Title: The Mirage (Psalm 73)

Intro: -

A beggar standing on a street corner commented to his friends, “If only I had a hundred dollars, I would never complain again.” A businessman walking by overheard his statement and interrupted the conversation. “Excuse me,” the man said. “Did you say if you had a hundred dollars, you would never complain again?” The beggar replied, “You heard right, mister.” The man pulled out his wallet, handed him a hundred dollars, and said, “I’m glad I can have a small part in bringing happiness to the world.” After the man walked away, the beggar turned to his friends and remarked, “I wish I had asked for two hundred dollars!” Kent Crockett ###

Text:

Psalm 73:1-28 NKJV

Sermon:

We have all seen the comic strips in newspapers where the guy crawls through the desert- no food or water for days, then suddenly he sees this awesome green oasis with water and food in abundance - paradise, just to be disillusioned when he gets closer....that is what a mirage does...it plays tricks on the mind....it makes you believe in something that is not real.
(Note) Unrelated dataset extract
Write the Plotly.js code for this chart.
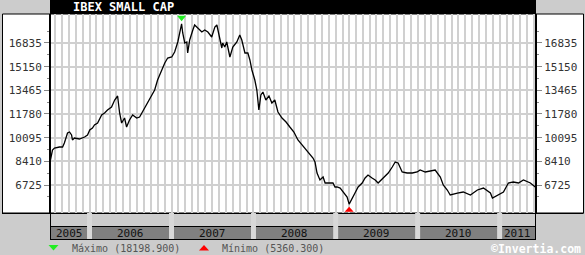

Seven = Used 735 times (54 times in the book of Revelation alone), the number 7 is the foundation of God's word. Seven is the number of completeness and perfection (both physical and spiritual). It derives much of its meaning from being tied directly to God’s creation of all things. #

Three = The number 3 is used 467 times in the Bible. It pictures completeness, though to a lesser degree than 7. . Three is the number of resurrection.
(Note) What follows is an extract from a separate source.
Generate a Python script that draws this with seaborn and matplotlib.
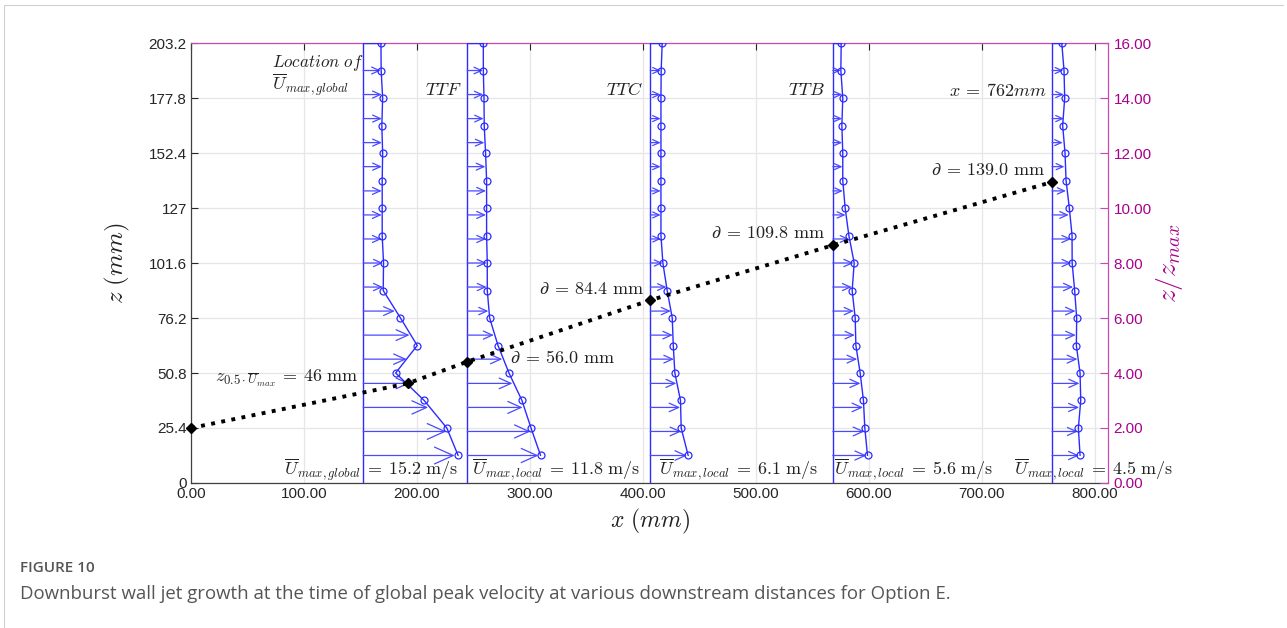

Psalm 73 was written by Asaph, the choir master ,one of 3 musicians, of king David. His name means: gatherer or collector.

In short, Psalm 73 gives us a vivid picture of the way the wicked lives and what their future looks like compared to the righteous and what our future looks like.
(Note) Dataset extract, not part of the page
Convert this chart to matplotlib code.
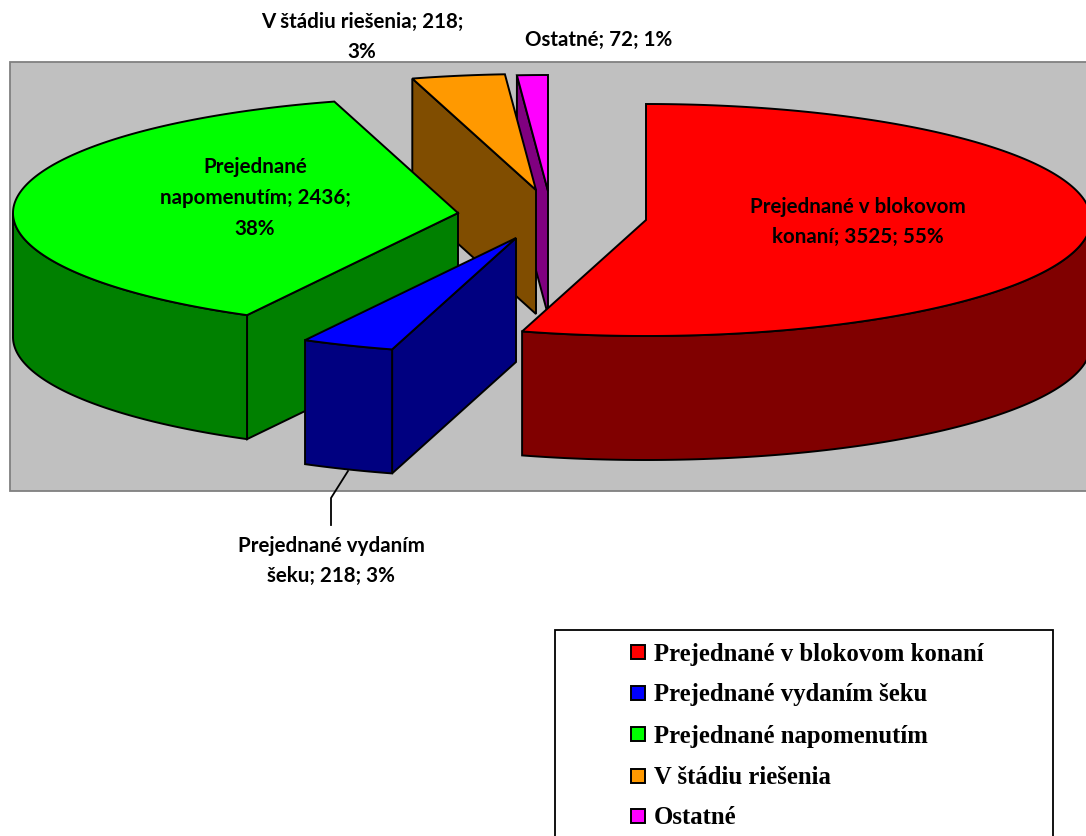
"""
Koláčový graf 3D s vysunutými výsekmi: prejednané priestupky.
"""

import numpy as np
import matplotlib
matplotlib.use("Agg")
import matplotlib.pyplot as plt
from matplotlib.patches import Polygon, Rectangle

NAZVY = ["Prejednané v blokovom konaní", "Prejednané vydaním šeku",
         "Prejednané napomenutím", "V štádiu riešenia", "Ostatné"]
HODNOTY = [3525, 218, 2436, 218, 72]
FARBY = ["#FF0000", "#0000FF", "#00FF00", "#FF9900", "#FF00FF"]
TIENE = ["#800000", "#000080", "#008000", "#804D00", "#800080"]
POPISY = ["Prejednané v blokovom\nkonaní; 3525; 55%",
          "Prejednané vydaním\nšeku; 218; 3%",
          "Prejednané\nnapomenutím; 2436;\n38%",
          "V štádiu riešenia; 218;\n3%",
          "Ostatné; 72; 1%"]

# stredy vysunutych vysekov a polohy popisov (v pixeloch)
STREDY = [(646, 220), (516, 238), (458, 213), (536, 190), (548, 191)]
POLOHY_POPISOV = [(858, 222), (331, 561), (255, 198), (362, 37), (599, 40)]
RX, RY, HLBKA = 445, 116, 124
PORADIE = [4, 3, 2, 1, 0]  # kresli sa odzadu

fig = plt.figure(figsize=(10.86, 8.36), dpi=100)
ax = fig.add_axes([0, 0, 1, 1])
ax.set_xlim(0, 1086)
ax.set_ylim(836, 0)
ax.axis("off")

ax.add_patch(Rectangle((9.5, 62), 1100, 429, facecolor="#C0C0C0", edgecolor="#808080", lw=1.3))


def oblok(stred, t0, t1, dy=0):
    t = np.radians(np.linspace(t0, t1, max(int(abs(t1 - t0) * 2), 2)))
    return np.column_stack([stred[0] + RX * np.sin(t), stred[1] + dy - RY * np.cos(t)])


def plocha(body, farba):
    ax.add_patch(Polygon(body, closed=True, facecolor=farba, edgecolor="black", lw=1.4, joinstyle="miter"))


uhly = np.concatenate([[0], np.cumsum(HODNOTY) / np.sum(HODNOTY) * 360])

for i in PORADIE:
    t0, t1 = uhly[i], uhly[i + 1]
    stred = STREDY[i]
    # stena pri zaciatocnom reze, ak je otocena k divakovi
    if np.cos(np.radians(t0 - 90)) < -1e-6:
        vonku = oblok(stred, t0, t0 + 0.1)[0]
        plocha([stred, vonku, (vonku[0], vonku[1] + HLBKA), (stred[0], stred[1] + HLBKA)], TIENE[i])
    # vonkajsia stena, len predna cast obvodu
    a, b = max(t0, 90), min(t1, 270)
    if b > a:
        plocha(np.vstack([oblok(stred, a, b), oblok(stred, b, a, HLBKA)]), TIENE[i])
    plocha(np.vstack([[stred], oblok(stred, t0, t1)]), FARBY[i])

# odkazova ciara k popisu
ax.plot([331, 331, 348], [525, 498, 471], color="black", lw=1.3)

for popis, (x, y) in zip(POPISY, POLOHY_POPISOV):
    ax.text(x, y, popis, ha="center", va="center", family="Lato", weight="bold",
            fontsize=14.8, color="black", linespacing=1.66)

# legenda
ax.add_patch(Rectangle((555, 629.5), 498, 260, facecolor="white", edgecolor="black", lw=1.3))
RIADKY = [652, 693, 734, 776, 816]
for nazov, farba, y in zip(NAZVY, FARBY, RIADKY):
    ax.add_patch(Rectangle((631, y - 7), 14, 14, facecolor=farba, edgecolor="black", lw=1.4))
    ax.text(654, y + 2, nazov, ha="left", va="center", family="Liberation Serif", weight="bold",
            fontsize=17.8, color="black")

fig.savefig("out.png", dpi=100)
Verse 2 states that Asaph's feet almost stumbled- he nearly slipped... was is very slippery where he stood writing this Psalm? Not at all...

Verse 3 states the reason- he was envious of the wicked, the proud, the boastful. Envy is the mirage, one of many in life, that causes us to stumble and loose our footing of faith. It is a major trap used by the enemy to get us to focus on unimportant things- it distracts us from God's Word,plan and purpose in our life...

Verses 4 through 12 explains how the wicked live. How easy they have it, verse 7 says 'their eyes bulge with abundance...'. Verse 9 says that they curse and speak evil, they say and think that God does not know what they do. Verse 12 says that they are always at ease, increasing in riches... And we all know people that we come across and live like this portion of Scripture explains.

As Ray Stedman says: 'They boast in their abilities and throw their weight around by threats and ostentatious displays of influence and connections in the "right" places.'##

They say and do what they want, no regard for anyone but themselves. The sad part is, many times Christians, envy what the ungodly and wicked have and do....

Asaph too was envious. He watched them day by day and began longing for what they have and started questioning his own relationship with God. So many times believers tend to do the same. The alluring luster and sparkle of sin attracks us, beckons to us to come closer and taste the good life.

Asasph had a real battle as can be seen in verses 13-16. He had a 'mind battle' about the life of the righteous. Ray Stedman comments as follows on the battle Asaph faced: 'What was bothering this man was the apparent contradiction between what he had been taught in the Scripture -- that God was good to the upright and to those who were pure in heart -- and his experience in life. He was envious, he said, of the arrogant, and disturbed by the prosperity of the wicked. That prosperity seemed to him to be a direct contradiction to what he had been taught about God. He had been told that if you are "upright and pure in heart," that is, you had learned to lay hold of the righteousness which God provides and were cleansed by his grace, then God would be good to you, take care of you, and watch over you. But instead this man was finding his own situation to be difficult and very discouraging, but the wicked around him, the ungodly (and that is always the meaning of "wicked" in the psalms), were seeming to prosper and everything was going well with them. This bothered him greatly. He could not reconcile this. It troubled him so terribly that it created a deep resentment and envy in his heart. This in turn became such a threat to his faith that ultimately he found himself threatened with a complete loss of faith.' ## Asaph has a New Testament counterpart or friend in Demas, Paul's companion who forsook him and traded Paul for the world....2 Timothy 4:12 NKJV.